A public sector insurance plan could serve as an “automatic mechanism for disciplining the industry,” by setting a high bar that private insurers would have to compete with. A public plan would not have to please Wall Street—or shareholders looking for earnings growth. It would have one goal: to offer Americans comprehensive, affordable care at a reasonable price. The House bill suggests that the public sector plan will follow Medicare in beginning to pay doctors for the quality of care that they provide, rather than volume. Better outcomes will bring bonuses. The House bill would let Medicare negotiate for discounts on drug prices. Presumably the public sector plan would follow suit.
Finally, a public plan is likely to use comparative effectiveness research to determine which treatments provide the greatest benefit to patients who fit a particular medical profile. Traditionally, for-profit insurers have said “no” to treatments based on price, without investigating benefits and risks. At the same time, if a treatment is very popular they will cover it—whether or not it is effective. They don’t want to lose market share. This is why for-profit insurers continued to cover the pain-killer Vioxx –even though medical research suggested that it might be causing fatal strokes and heart-attacks.
By contrast, the VA, which is a government plan, along with Kaiser and the Mayo
Clinic (both non-profits) stopped prescribing Vioxx for most patients when they discovered that the pricey pain-killer was not more effective for most—and might well be riskier. The VA, Kaiser and Mayo pulled Vioxx from their formularies more than a year before the manufacturer was finally forced to take Vioxx off the market.
Insofar as for-profit insurers try to bring premiums down, experience tells us that they will do this by shifting costs to patients. Their least expensive plans are likely to carry very high deductibles and co-pays, just like the high-deductible plans that for-profit insurers offer on the menu of Federal Employees Health Plans. In New York State, only 60% to 70% of customers say that they are satisfied with these plans. Satisfaction rates among patients on traditional Medicare are much higher.
The problem is that when low and middle-income families buy high-deductible plans, often they cannot afford to use them. Some months ago, Consumers’ Union reported on a woman in the Midwest who had a miscarriage, and an insurance plan that carried a $4,000 deductible. This plan was all that she could afford. But when she had the miscarriage, she didn’t dare go to a doctor. She couldn’t afford to pay for the doctor’s visit. And what if he put her in the hospital for observation? Instead, she reported “I just stayed in bed for a couple of days, and tried not to move around too much.”

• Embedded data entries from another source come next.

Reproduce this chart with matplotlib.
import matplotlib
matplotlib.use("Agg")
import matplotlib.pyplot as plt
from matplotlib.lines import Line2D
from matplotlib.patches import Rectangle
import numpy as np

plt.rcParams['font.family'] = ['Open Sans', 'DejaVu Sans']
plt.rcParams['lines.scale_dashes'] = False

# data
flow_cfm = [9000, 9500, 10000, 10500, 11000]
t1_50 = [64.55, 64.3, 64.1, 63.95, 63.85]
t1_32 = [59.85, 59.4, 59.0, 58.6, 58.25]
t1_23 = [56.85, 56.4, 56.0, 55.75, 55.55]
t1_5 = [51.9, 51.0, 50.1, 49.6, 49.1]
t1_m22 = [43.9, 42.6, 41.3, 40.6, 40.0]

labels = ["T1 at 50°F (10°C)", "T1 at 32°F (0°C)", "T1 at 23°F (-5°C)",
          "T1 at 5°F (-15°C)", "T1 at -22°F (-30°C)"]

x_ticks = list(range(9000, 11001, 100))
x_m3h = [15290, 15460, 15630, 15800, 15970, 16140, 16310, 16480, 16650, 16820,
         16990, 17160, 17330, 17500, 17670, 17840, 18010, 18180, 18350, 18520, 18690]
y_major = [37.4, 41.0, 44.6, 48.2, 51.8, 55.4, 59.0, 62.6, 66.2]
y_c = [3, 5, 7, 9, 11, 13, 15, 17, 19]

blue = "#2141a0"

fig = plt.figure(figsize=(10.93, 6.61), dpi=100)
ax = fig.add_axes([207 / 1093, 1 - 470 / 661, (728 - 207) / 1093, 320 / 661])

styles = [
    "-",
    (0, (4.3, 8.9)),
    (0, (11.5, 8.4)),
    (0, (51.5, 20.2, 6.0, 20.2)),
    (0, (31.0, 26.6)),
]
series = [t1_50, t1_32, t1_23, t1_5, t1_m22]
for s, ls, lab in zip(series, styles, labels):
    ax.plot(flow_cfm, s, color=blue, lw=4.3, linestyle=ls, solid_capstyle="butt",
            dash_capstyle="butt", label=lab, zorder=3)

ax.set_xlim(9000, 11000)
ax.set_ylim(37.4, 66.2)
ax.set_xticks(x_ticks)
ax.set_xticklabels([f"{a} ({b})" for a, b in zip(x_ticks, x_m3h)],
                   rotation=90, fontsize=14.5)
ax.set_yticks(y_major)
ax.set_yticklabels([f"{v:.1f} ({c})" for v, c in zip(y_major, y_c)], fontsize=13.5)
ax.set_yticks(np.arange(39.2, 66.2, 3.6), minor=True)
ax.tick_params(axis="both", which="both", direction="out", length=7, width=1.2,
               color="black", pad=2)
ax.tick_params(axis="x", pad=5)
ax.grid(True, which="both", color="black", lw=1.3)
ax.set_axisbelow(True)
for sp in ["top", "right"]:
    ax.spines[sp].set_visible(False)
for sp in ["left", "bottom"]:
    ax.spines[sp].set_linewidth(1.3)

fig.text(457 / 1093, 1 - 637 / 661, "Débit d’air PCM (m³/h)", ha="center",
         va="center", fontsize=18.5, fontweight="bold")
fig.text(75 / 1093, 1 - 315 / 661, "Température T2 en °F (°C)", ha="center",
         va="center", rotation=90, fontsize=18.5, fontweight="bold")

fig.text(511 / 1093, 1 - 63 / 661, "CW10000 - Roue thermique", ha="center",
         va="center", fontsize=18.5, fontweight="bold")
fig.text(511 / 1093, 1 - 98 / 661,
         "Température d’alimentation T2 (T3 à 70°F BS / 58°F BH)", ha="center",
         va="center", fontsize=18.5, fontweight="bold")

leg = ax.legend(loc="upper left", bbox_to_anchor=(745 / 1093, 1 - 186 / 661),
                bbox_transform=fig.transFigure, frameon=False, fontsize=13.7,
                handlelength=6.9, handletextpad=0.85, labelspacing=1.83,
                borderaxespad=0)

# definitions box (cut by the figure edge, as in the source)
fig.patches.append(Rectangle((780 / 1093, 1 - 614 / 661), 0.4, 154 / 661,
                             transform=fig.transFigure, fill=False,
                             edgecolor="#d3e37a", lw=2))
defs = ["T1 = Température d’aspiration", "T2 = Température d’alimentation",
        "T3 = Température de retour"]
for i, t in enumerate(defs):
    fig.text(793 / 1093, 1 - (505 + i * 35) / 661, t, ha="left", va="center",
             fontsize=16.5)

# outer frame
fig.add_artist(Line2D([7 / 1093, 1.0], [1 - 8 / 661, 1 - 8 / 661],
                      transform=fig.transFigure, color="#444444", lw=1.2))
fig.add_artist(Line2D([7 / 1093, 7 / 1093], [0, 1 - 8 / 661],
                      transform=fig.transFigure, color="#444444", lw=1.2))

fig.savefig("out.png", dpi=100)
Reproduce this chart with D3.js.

This is not universal coverage.
If there were a public plan, there is an excellent chance that this woman would have been able to afford it. According to the Commonwealth Fund, under health care reform, a public sector family plan is likely to cost $2500 less than comparable private sector insurance. That $2500 difference, plus a subsidy that will be available to both low-income and middle-income families, could make all of the difference.
In the end, we cannot trust for-profit insurers to set priorities for our national health care system . We need a public sector insurance option to set a high standard for the marketplace.